Shore had an original sense of color, and he didn’t mind playing with his realities to bring it home. Almost every Shore photograph is organized around a bright panel or pole of red—a distinctively New York red, not a sunset or a tropical red but an emergency-call-box or fire-station or athletic-socks red. (He seems to have carried a paint can of the red he liked with him; some inauspicious walls suddenly appear covered with it.) But mostly he found it where he went looking for it: the Shore red appears on diners and aluminum siding and, above all, in ads on lampposts and walls and bits of scrap metal and the signs on Texaco stations. This red is often set off by a strong taxicab or raincoat yellow, and the two together, like the panels of colors that overlay Hofmann’s painterly backgrounds, give clarity and bracing organization to the gray-and-steel-blue city behind.

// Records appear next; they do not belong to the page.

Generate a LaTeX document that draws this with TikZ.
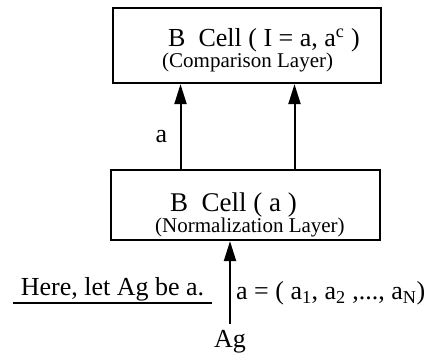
\documentclass[tikz,border=0pt]{standalone}
\usepackage{fontspec}
\setmainfont{Liberation Serif}
\usetikzlibrary{arrows.meta}
\begin{document}
\begin{tikzpicture}[x=1pt,y=1pt,>={Triangle[length=20pt,width=12pt]},
  layer/.style={draw,line width=2.2pt,inner sep=0pt},
  big/.style={font=\fontsize{26}{30}\selectfont,inner sep=0pt},
  small/.style={font=\fontsize{21}{25}\selectfont,inner sep=0pt}]
  \useasboundingbox (0,0) rectangle (429,354);
  % the two layers
  \node[layer,minimum width=268pt,minimum height=75pt] (upper) at (247,308.5) {};
  \node[layer,minimum width=269pt,minimum height=70pt] (lower) at (245.5,149) {};
  \node[big,anchor=base west] (uppername) at (168,307) {B\ \ Cell ( I = a, a\textsuperscript{c} )};
  \node[small,anchor=base west] (uppersub) at (162,286) {(Comparison Layer)};
  \node[big,font=\fontsize{27}{30}\selectfont,anchor=base west] (lowername) at (170,142) {B\ \ Cell ( a )};
  \node[small,anchor=base west] (lowersub) at (155,121) {(Normalization Layer)};
  % input
  \node[big,anchor=base] (ag) at (230,7) {Ag};
  \node[big,anchor=base west] (vec) at (236,54) {a = ( a\textsubscript{1}, a\textsubscript{2} ,..., a\textsubscript{N})};
  \node[big,inner xsep=8pt,anchor=base] (note) at (112.5,59) {Here, let Ag be a.};
  \draw[line width=1.5pt] ([yshift=-8pt]note.base west) -- ([yshift=-8pt]note.base east);
  \node[big,anchor=base] (alabel) at (161.5,211) {a};
  % connections
  \draw[->,line width=2pt] ([yshift=6pt]ag.north) -- (ag.north |- lower.south);
  \draw[->,line width=2pt] ([xshift=-65pt]lower.north) -- ([xshift=-65pt]lower.north |- upper.south);
  \draw[->,line width=2pt] ([xshift=49pt]lower.north) -- ([xshift=49pt]lower.north |- upper.south);
\end{tikzpicture}
\end{document}
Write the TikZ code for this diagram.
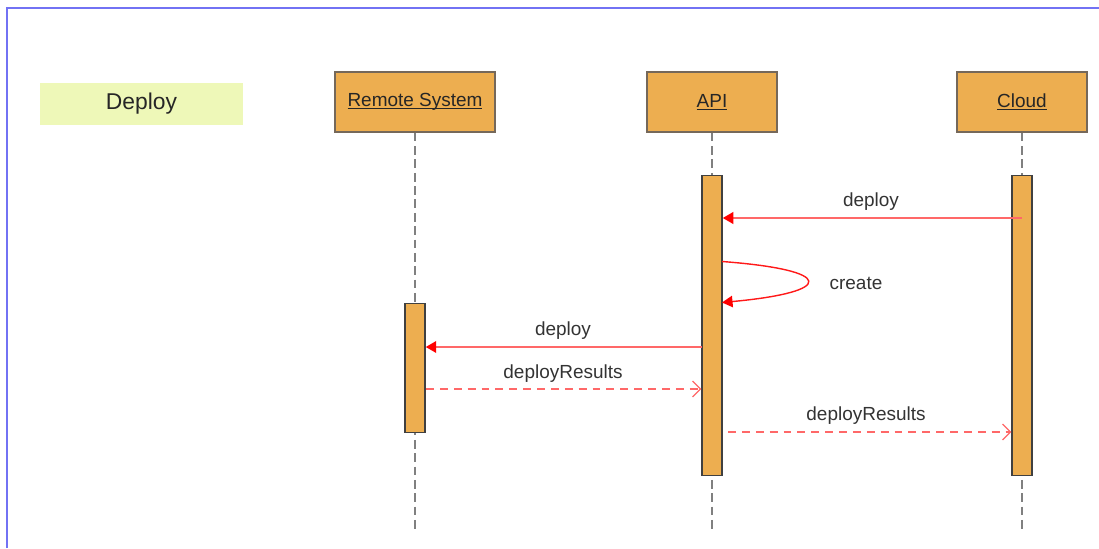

He had an exquisite regard for found signage: his photographs, like Walker Evans’s, are filled with fading painted signs. This obsession is a kind of memento mori for the advertising by which he had found his fortune and lost his way. But it has even more to do with the simple love of the palimpsest of New York: the way that everything just sits together, old and new, ugly and lovely, the tiny superintending tip of the Chrysler Building and the vast desert of black surfaces and plastic bags flitting like tumbleweed below. The democratic funkiness of New York’s streets has seldom been seen with so stoic and accepting an eye.
Shore’s pictures are really still-lifes more than landscapes, studies of things rather than impressions of climates. There is a moment of aesthetic shock in Shore’s unaesthetic photographs that comes when we say to ourselves, Oh, dear, it does look like that. Neither more squalid nor more picturesque but . . . just like that. The sense of things ugly in themselves—ugliness registered not defiantly but passively, as if nothing could be truly ugly—filled his work. In the best sense, it is very period, very “seventies”; he often seems within hailing distance of the photo-realist painter Richard Estes in his love of the city street as it is, not as we would have it. And at times he is within hailing distance of Edward Hopper, whose lonely avenues he updates and reimagines. There is even a Shore that seems to be a subtle comment on Hopper: sad light on lonely buildings. But then that’s where he lived. James Thurber thought that every New Yorker is a mouse living in a cage in a prison; the mouse thinks it’s the only one who’s cooped up. In the isolation of his own peculiar island, Shore saw the shape of our imprisonment, where the bars on the cell keeping us in are hard to distinguish from the shapes on the window luring us out.